The petition should anticipate the most common RFE basis for O-1A petitions in research science: adjudicator skepticism about whether the claimed original contributions are of major significance rather than merely novel. The response is a documented chain of impact — the petitioner's contribution, adoption or citation by other researchers, downstream influence on the field's understanding or practice, and policy or environmental assessment use where applicable. Building this chain requires identifying specific downstream publications that cite the petitioner's work and explaining what the citation is for, rather than simply listing citation counts. Expert letters should address each link in that chain, explaining why the cited work used the petitioner's contribution rather than an alternative approach.

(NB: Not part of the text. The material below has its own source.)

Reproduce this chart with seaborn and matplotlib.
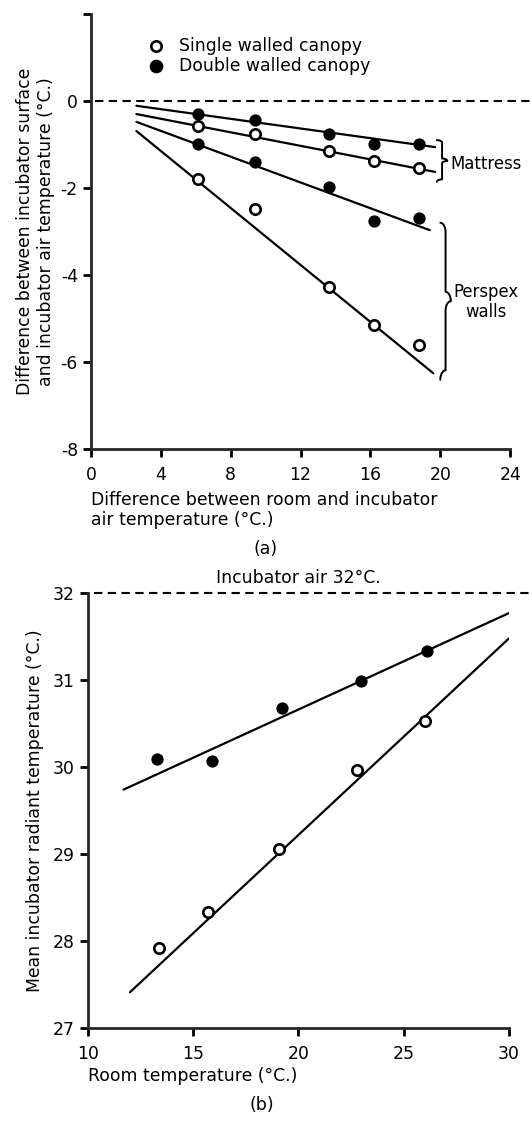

Petition assembly for biogeochemists often requires coordinating with co-investigators at multiple institutions, federal program officers, and international collaborators who may be unfamiliar with the O-1A framework. The immigration attorney managing the petition should provide expert declarants with a concise brief explaining what USCIS adjudicators look for and how the declarant's firsthand knowledge of the petitioner's work addresses those specific questions. Declarations that simply recount the declarant's own career and note familiarity with the petitioner add little evidentiary value. A focused declaration — explaining the significance of one or two specific contributions in concrete, field-specific terms — is more persuasive than a comprehensive biography of the endorser paired with a general statement of admiration.